第二,意识形态(ideology)或政治价值观念(political values)的吸引力。“意识形态”和价值观念同样也是难以定义的概念。奈本人在论及软权力源泉的时候,常常把“理念”(ideas)、“政治价值观念”(political values)等概念和“意识形态”概念加以混用。 值得注意的是,他在新著《软权力》中论述软权力三个主要源泉时,使用了“政治价值观念”的提法。 但在该书的某些地方,他也提到意识形态的吸引力。 实际上,意识形态或政治价值观念是广义文化的重要组成部分,从一定程度上也可以把它们列入文化的范畴之中。

第三,塑造国际规则和决定政治议题的能力。
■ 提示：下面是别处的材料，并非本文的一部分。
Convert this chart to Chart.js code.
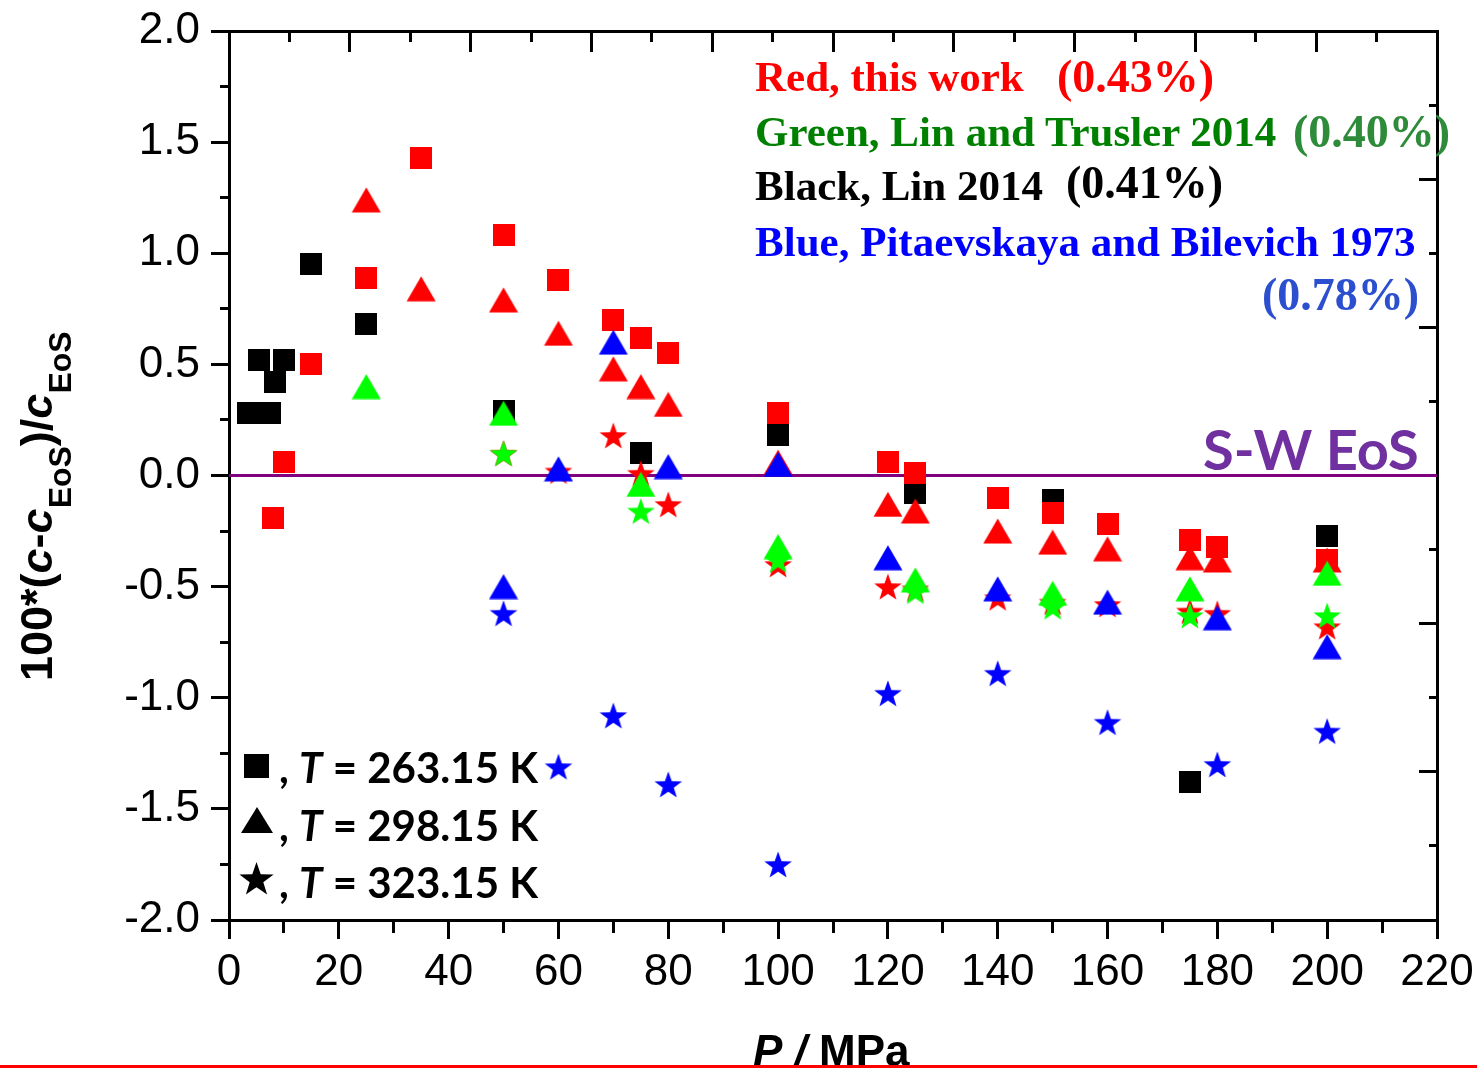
<!DOCTYPE html>
<html>
<head>
<meta charset="utf-8">
<title>Speed of sound deviations from the S-W EoS</title>
<script src="https://cdn.jsdelivr.net/npm/chart.js@4.4.1/dist/chart.umd.min.js"></script>
<style>
  html, body { margin: 0; padding: 0; background: #fff; overflow: hidden; }
  #wrap { position: relative; width: 1477px; height: 1068px; }
  #plot { position: absolute; left: 0; top: 0; }
  #notes { position: absolute; left: 0; top: 0; pointer-events: none; }
</style>
</head>
<body>
<div id="wrap">
  <canvas id="plot" width="1477" height="1068"></canvas>
  <svg id="notes" width="1477" height="1068" xmlns="http://www.w3.org/2000/svg">
    <!-- source key, upper right -->
    <g font-family="'Liberation Serif', 'Times New Roman', serif" font-weight="bold">
      <text x="755" y="91" font-size="43" fill="#ff0000">Red, this work</text>
      <text x="1057" y="92" font-size="46" fill="#ff0000">(0.43%)</text>
      <text x="755" y="146" font-size="43" fill="#008000">Green, Lin and Trusler 2014</text>
      <text x="1293" y="147" font-size="46" fill="#2e8b3a">(0.40%)</text>
      <text x="755" y="200" font-size="43" fill="#000000">Black, Lin 2014</text>
      <text x="1066" y="198" font-size="46" fill="#000000">(0.41%)</text>
      <text x="755" y="256" font-size="43" fill="#0000ff">Blue, Pitaevskaya and Bilevich 1973</text>
      <text x="1262" y="310" font-size="46" fill="#2b4fcf">(0.78%)</text>
    </g>
    <!-- reference line label -->
    <text x="1203" y="470" font-family="Lato, 'Open Sans', sans-serif" font-weight="bold" font-size="56" fill="#7030a0">S-W EoS</text>
    <!-- symbol key, lower left -->
    <g fill="#000000">
      <rect x="244" y="754" width="25" height="24"/>
      <polygon points="257,807 273,833 241,833"/>
      <polygon points="256.5,862 260.7,874.2 273.6,874.4 263.3,882.2 267.1,894.6 256.5,887.2 245.9,894.6 249.7,882.2 239.4,874.4 252.3,874.2"/>
    </g>
    <g font-family="Lato, 'Open Sans', sans-serif" font-weight="bold" font-size="42" fill="#000000">
      <text x="279" y="783">, <tspan font-style="italic">T</tspan> = 263.15 K</text>
      <text x="279" y="841">, <tspan font-style="italic">T</tspan> = 298.15 K</text>
      <text x="279" y="898">, <tspan font-style="italic">T</tspan> = 323.15 K</text>
    </g>
    <!-- axis titles -->
    <text transform="translate(52,681) rotate(-90)" font-family="'Liberation Sans', Arial, sans-serif" font-weight="bold" font-size="45" fill="#000">100*(<tspan font-style="italic">c</tspan>-<tspan font-style="italic">c</tspan><tspan font-size="32" dy="19">EoS</tspan><tspan dy="-19">)/</tspan><tspan font-style="italic">c</tspan><tspan font-size="32" dy="19">EoS</tspan></text>
    <text x="753" y="1066" font-family="'Liberation Sans', Arial, sans-serif" font-weight="bold" font-size="44" fill="#000"><tspan font-style="italic">P</tspan> <tspan font-style="italic">/</tspan> MPa</text>
    <rect x="0" y="1065" width="1477" height="3" fill="#ff0000"/>
  </svg>
</div>
<script>
// Pressure P / MPa and deviation 100*(c - c_EoS)/c_EoS for each data source and temperature.

// Black: Lin 2014, T = 263.15 K
const linSquareP   = [3.4, 5.4, 7.4, 8.4, 10, 15, 25, 50, 75, 100, 125, 150, 175, 200];
const linSquareDev = [0.28, 0.52, 0.28, 0.42, 0.52, 0.95, 0.68, 0.29, 0.10, 0.18, -0.08, -0.11, -1.38, -0.27];

// Red: this work
const workSquareP   = [8, 10, 15, 25, 35, 50, 60, 70, 75, 80, 100, 120, 125, 140, 150, 160, 175, 180, 200];
const workSquareDev = [-0.19, 0.06, 0.50, 0.89, 1.43, 1.08, 0.88, 0.70, 0.62, 0.55, 0.28, 0.06, 0.01, -0.10, -0.17, -0.22, -0.29, -0.32, -0.38];
const workTriP   = [25, 35, 50, 60, 70, 75, 80, 100, 120, 125, 140, 150, 160, 175, 180, 200];
const workTriDev = [1.24, 0.84, 0.79, 0.64, 0.48, 0.40, 0.32, 0.06, -0.13, -0.16, -0.25, -0.30, -0.33, -0.37, -0.38, -0.38];
const workStarP   = [50, 60, 70, 75, 80, 100, 120, 125, 140, 150, 160, 175, 180, 200];
const workStarDev = [0.10, 0.02, 0.18, 0.01, -0.13, -0.40, -0.50, -0.51, -0.55, -0.57, -0.58, -0.61, -0.62, -0.68];

// Green: Lin and Trusler 2014
const ltTriP   = [25, 50, 75, 100, 125, 150, 175, 200];
const ltTriDev = [0.40, 0.28, -0.04, -0.32, -0.47, -0.53, -0.51, -0.44];
const ltStarP   = [50, 75, 100, 125, 150, 175, 200];
const ltStarDev = [0.10, -0.16, -0.38, -0.52, -0.59, -0.63, -0.63];

// Blue: Pitaevskaya and Bilevich 1973
const pbTriP   = [50, 60, 70, 80, 100, 120, 140, 160, 180, 200];
const pbTriDev = [-0.50, 0.03, 0.60, 0.04, 0.05, -0.37, -0.51, -0.57, -0.64, -0.77];
const pbStarP   = [50, 60, 70, 80, 100, 120, 140, 160, 180, 200];
const pbStarDev = [-0.62, -1.31, -1.08, -1.39, -1.75, -0.98, -0.89, -1.11, -1.30, -1.15];

// Reference equation of state (zero deviation)
const eosP   = [0, 220];
const eosDev = [0, 0];

const pair = (P, D) => P.map((p, i) => ({ x: p, y: D[i] }));

// Filled marker images used as point styles
function squareMark(color) {
  const c = document.createElement('canvas');
  c.width = 22; c.height = 22;
  const g = c.getContext('2d');
  g.fillStyle = color;
  g.fillRect(0, 0, 22, 22);
  return c;
}
function triangleMark(color) {
  const w = 30, h = 26;
  const c = document.createElement('canvas');
  c.width = w; c.height = h;
  const g = c.getContext('2d');
  g.fillStyle = color;
  g.beginPath();
  g.moveTo(w / 2, 0.5);
  g.lineTo(w - 0.5, h - 0.5);
  g.lineTo(0.5, h - 0.5);
  g.closePath();
  g.fill();
  return c;
}
function starMark(color) {
  const R = 14.5, r = R * 0.4;
  const w = Math.ceil(2 * R * Math.sin(2 * Math.PI / 5)) + 2;
  const h = Math.ceil(R * (1 + Math.cos(Math.PI / 5))) + 2;
  const c = document.createElement('canvas');
  c.width = w; c.height = h;
  const g = c.getContext('2d');
  const cx = w / 2, cy = h / 2 + R * (1 - Math.cos(Math.PI / 5)) / 2;
  g.fillStyle = color;
  g.beginPath();
  for (let k = 0; k < 10; k++) {
    const a = -Math.PI / 2 + k * Math.PI / 5;
    const rr = k % 2 === 0 ? R : r;
    const px = cx + rr * Math.cos(a), py = cy + rr * Math.sin(a);
    if (k === 0) g.moveTo(px, py); else g.lineTo(px, py);
  }
  g.closePath();
  g.fill();
  return c;
}

const RED = '#ff0000', GREEN = '#00ff00', BLACK = '#000000', BLUE = '#0000ff', PURPLE = '#800080';

function markers(label, P, D, style, order) {
  return {
    type: 'scatter',
    label: label,
    data: pair(P, D),
    pointStyle: style,
    pointRadius: 12,
    pointHoverRadius: 12,
    showLine: false,
    order: order
  };
}

const tickFont = { family: "'Liberation Sans', Arial, sans-serif", size: 44 };
const minorX = v => Math.round(v) % 20 !== 0;
const minorY = v => Math.round(v * 4) % 2 !== 0;
const minorHalf = v => Math.round(v * 2) % 2 !== 0;
const tickVal = ctx => (ctx && ctx.tick ? ctx.tick.value : 0);

// Keep tick-label overhang from shrinking the plotting area
function noOverhang(s) {
  s.paddingLeft = 0; s.paddingRight = 0; s.paddingTop = 0; s.paddingBottom = 0;
}

new Chart(document.getElementById('plot'), {
  type: 'scatter',
  data: {
    datasets: [
      markers('Pitaevskaya and Bilevich 1973, 298.15 K', pbTriP, pbTriDev, triangleMark(BLUE), 1),
      markers('Pitaevskaya and Bilevich 1973, 323.15 K', pbStarP, pbStarDev, starMark(BLUE), 1),
      markers('Lin and Trusler 2014, 298.15 K', ltTriP, ltTriDev, triangleMark(GREEN), 2),
      markers('Lin and Trusler 2014, 323.15 K', ltStarP, ltStarDev, starMark(GREEN), 2),
      markers('This work, 263.15 K', workSquareP, workSquareDev, squareMark(RED), 3),
      markers('This work, 298.15 K', workTriP, workTriDev, triangleMark(RED), 3),
      markers('This work, 323.15 K', workStarP, workStarDev, starMark(RED), 3),
      markers('Lin 2014, 263.15 K', linSquareP, linSquareDev, squareMark(BLACK), 4),
      {
        type: 'line',
        label: 'S-W EoS',
        data: pair(eosP, eosDev),
        borderColor: PURPLE,
        borderWidth: 3,
        pointRadius: 0,
        fill: false,
        order: 5
      }
    ]
  },
  options: {
    responsive: false,
    animation: false,
    layout: { padding: { top: 31, right: 40, left: 0, bottom: 0 } },
    plugins: { legend: { display: false }, tooltip: { enabled: false } },
    scales: {
      x: {
        type: 'linear', position: 'bottom', min: 0, max: 220,
        border: { display: true, color: '#000', width: 3 },
        grid: {
          drawOnChartArea: false, drawTicks: true, tickLength: 19, tickWidth: 3, tickColor: '#000',
          tickBorderDash: ctx => (minorX(tickVal(ctx)) ? [11, 1000] : [])
        },
        ticks: {
          stepSize: 10, autoSkip: false, maxRotation: 0, minRotation: 0, padding: 7,
          color: '#000', font: tickFont,
          callback: v => (minorX(v) ? '' : String(v))
        },
        afterFit: s => { s.height = 148; noOverhang(s); }
      },
      y: {
        type: 'linear', position: 'left', min: -2, max: 2,
        border: { display: true, color: '#000', width: 3 },
        grid: {
          drawOnChartArea: false, drawTicks: true, tickLength: 18, tickWidth: 3, tickColor: '#000',
          tickBorderDash: ctx => (minorY(tickVal(ctx)) ? [0, 9, 20, 1000] : [])
        },
        ticks: {
          stepSize: 0.25, autoSkip: false, padding: 11,
          color: '#000', font: tickFont,
          callback: v => (minorY(v) ? '' : v.toFixed(1))
        },
        afterFit: s => { s.width = 229; noOverhang(s); }
      },
      x2: {
        type: 'linear', position: 'top', axis: 'x', min: 0, max: 10,
        border: { display: true, color: '#000', width: 3 },
        grid: {
          drawOnChartArea: false, drawTicks: true, tickLength: -21, tickWidth: 3, tickColor: '#000',
          tickBorderDash: ctx => (minorHalf(tickVal(ctx)) ? [0, 10, 20, 1000] : [])
        },
        ticks: { stepSize: 0.5, display: false, autoSkip: false },
        afterFit: s => { s.height = 0; noOverhang(s); }
      },
      y2: {
        type: 'linear', position: 'right', axis: 'y', min: 0, max: 6,
        border: { display: true, color: '#000', width: 3 },
        grid: {
          drawOnChartArea: false, drawTicks: true, tickLength: -18, tickWidth: 3, tickColor: '#000',
          tickBorderDash: ctx => (minorHalf(tickVal(ctx)) ? [10, 1000] : [])
        },
        ticks: { stepSize: 0.5, display: false, autoSkip: false },
        afterFit: s => { s.width = 0; noOverhang(s); }
      }
    }
  }
});
</script>
</body>
</html>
奈在 1990 年出版的《注定领导世界》中明确指出,如果一个国家可以通过建立和主导国际规范(international norms)及国际制度(international institutions),从而左右世界政治的议事日程,那么它就可以影响他人的偏好和对本国国家利益的认识,从而具有软权力,或者具有“制度权力”(institutional power)。 他在 2004出版的著作《软权力》中,使用了“塑造国际规则”的提法。他在书中这样写道:“如果一个国家可以塑造(shape)国际规则(international rules),使之与自己的利益和价值观念相吻合,其行为就更可能在他人看来具有合法性。如果它可以使用和遵循那些能够引导和限制他国自愿行为的制度和规则的话,那么它就没有必要使用代价高昂的胡萝卜与大棒。”

以上便是奈所说的软权力的几个基本内容。这些一直是他在论述美国的软权力源泉时特别强调的方面,正如他在 2000 年发表的一篇文章中所说:“美国软权力的一个源泉是其价值观念,在某种程度上美国被认为是自由、人权和民主的灯塔,而其他国家则纷纷效仿;软权力的另一个源泉是文化输出、电影、电视节目、艺术和学术著作,以及因特网上的材料;软权力也通过国际组织(例如国际货币基金组织、北约或美洲人权委员会等)发挥作用,它们在一定程度上为其他国家提供了多样化的、与美国利益相一致的选择,这些国际组织巩固了美国的软权力。” 然而,这并不等于说,软权力含义只限于以上三个方面,也不是说所有软权力的源泉都可以被纳入这三大范畴之中。奈在著述中就指出过信息、国家政策等因素的重要作用。它们也可以被列入软权力的范畴。比如,奈提出了“信息权力”(informational power)的概念。 在他看来,信息革命通过促进非集中化和民主,正在改变着政府和主权的性质,使得非政府角色的作用得到增强,并使外交政策中软权力的重要性增加。 同时,创造很多知识的国家也能产生吸引力,笼统称为信息技术的东西可能是“最为重要的权力源泉”。但是,奈也指出,拥有大量和丰富的信息并不一定意味着获得的权力大,筛选信息的能力更为重要。 又如,在九一一事件发生后,奈特别提醒美国政府在制定自己的政策时要考虑别人的利益,包括盟友的利益,要与他人协商,要使自己的利益与别国的利益相吻合。 特别是在《软权力》中,奈把对外政策同文化、政治价值观念一道,列为软权力的三大源泉之一。 他在最近几年一再批评美国政府的对外政策,认为美国政府在国际舞台上所采取的单边主义行为,包括不签署关于全球气候变化的《京都议定书》及发动对伊拉克的战争等,损害了美国的软权力。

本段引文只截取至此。